Kings in Disguise
Written by James Vance
Art by Dan Burr
1989 Eisner Winner for Best Single Issue (#1)
1989 Eisner Winner for Best New Series
I'm back! Blasting out with 500 watts of power across the Internet. And to celebrate here's a fresh one.
Kings in Disguise might be one of the most obscure Eisner winners. I had never heard of it until I saw it on the list of winners. I've never heard anyone talk about it. And yet it seems to have been quietly gathering accolades like hitting Time Magazine's top 10 graphic novels list when it was reissued a few years ago. But this is why I've made a hobby of reading these award winning works; not to reread things I know are good but to explore the ones that I don't know.
Kings in Disguise is set at the start of the great depression when a twelve year old boy loses his family members one by one to the hardships of the day.
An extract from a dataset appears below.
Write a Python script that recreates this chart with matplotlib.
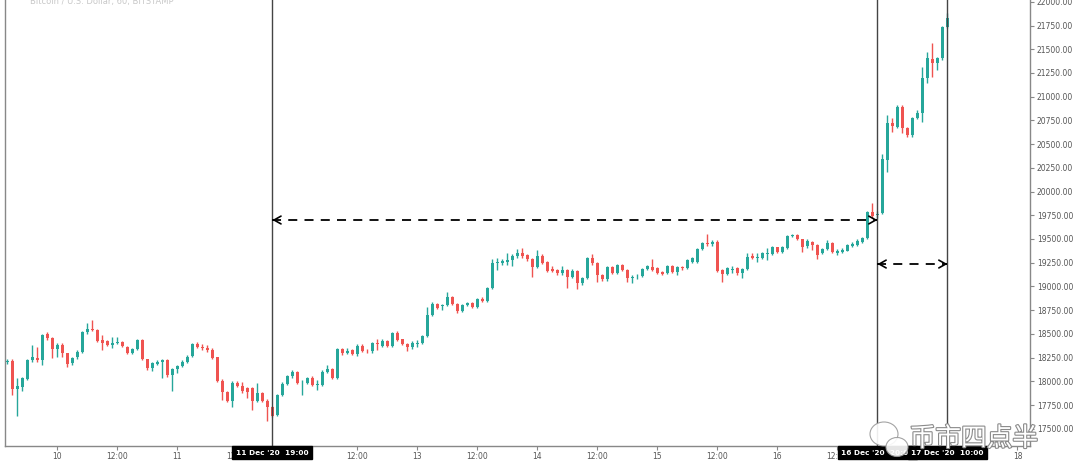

After losing his mother to illness, his father abandoning him to seek work, and his brother arrested the boy leaves home to travel the rails. His initial goal is Detroit where he thinks his father is seeking employment in the auto factories. He meets a hobo who jokingly declares himself to be the king of Spain traveling in disguise at the two of them become dependent on each other to survive as they are caught up in the events of the day.
Vance puts a lot of emphasis on people's responsibility to each other. The book opens with a father abandoning his responsibility and a sibling failing badly at his. Over the course of the book it includes people to their community, businesses to their employees, and between friends. As part of that theme a significant portion of the book is about the socialist movement and the violent reactions to it. Vance tackles it from a lot of different directions though he avoids any truly complex moral situation; in Kings in Disguise no one is forced to choose between two strong obligations.
Where Vance really shines is in the interaction between his two lead characters. It gets off to a rough start with a standoffish kid and a friendly rogue but the relationship quickly develops beyond those stereotypical roots. Instead of a mentor student relationship where they grow closer these characters have a give and take that carries them along. By the time the book ends they're both in very different places emotionally than you'd expect given the beginning.
While Vance uses history he doesn't wallow in it. The only major historical event that his characters are caught up in is a labor riot. Beyond that factual occurrence the only kind of history that is name dropped is social and capturing life on the road during the depression is a major portion of the book.
While Dan Burr does fine work when it comes to capturing emotion in faces all of the figures themselves are so still that they look like department store mannequins. He does have a good eye for panel flow as the above sequence demonstrates. It's just that the characters themselves are so rigid looking that it makes them feel unnatural.
The best reason to read Kings in Disguise is for the development of the relationship between the boy and hobo. Their growth as they travel the rails is captured wonderfully and the rest of the book can't live up to that aspect's standards. The rest is decent enough but doesn't really stand out. The stories that Vance uses to illustrate the growth of his characters are heavy handed morality plays and Burr's artwork is too limited for my tastes. Still Kings in Disguise was worth reading just on the basis of that one major strength.